Did you know that there is a spider that spends its time building lifelike spider effigies out of discarded leaves, twigs, and dead insect bodies? Now, however frightened you are, take that and multiply it by two. Because there are actually two entirely separate species of spiders, both independently building spider effigies.

Wired reports on the two species, one found in Peru by entomologist Phil Torres (whose work you may remember from these past mysterious spider constructions) and the other in the Philippines by entomologist Larry Reeves.

Finding two spiders that make such similar designs, 11,000 miles apart, has left scientists wondering how the behavior evolved and if the decoys serve as lures for prey or as an anti-predator defense system. The discoveries also suggest there may be even more sculpting arachnids. You just have to know what to look for.

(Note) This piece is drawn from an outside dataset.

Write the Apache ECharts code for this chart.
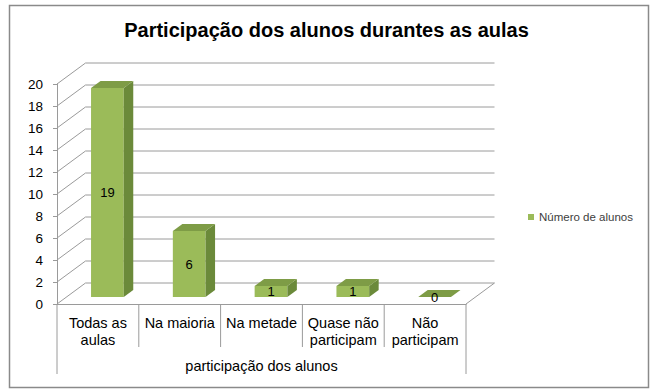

What you look for, it turns out, is a really, really big fake-spider, with an even smaller spider sitting right at its center (which is where the spiders sometimes like to hang out after construction is compete).

Of course, the discovery of the two species raises some interesting questions about the evolutionary processes that led the spiders to spider-decoy construction. It also raises the question of just how many more of these things there might be out there. The answer, say scientists, is perhaps very, very many:

It's also possible that similar predation pressures have driven an example of convergent evolution, in which both species independently found it beneficial to construct grand, spidery illusions. Because the decoys are so large, it does seem as though the structures are more likely playing a defensive role. Reeves and Torres don't yet know why two spiders, a world apart, are building decoys in their webs. But they do think it's likely that undiscovered decoy-building spiders are sculpting false arachnids in trees all over the world.

"I don't think it's surprising that this happening," Reeves said. "I think that no one's noticed in the past is surprising."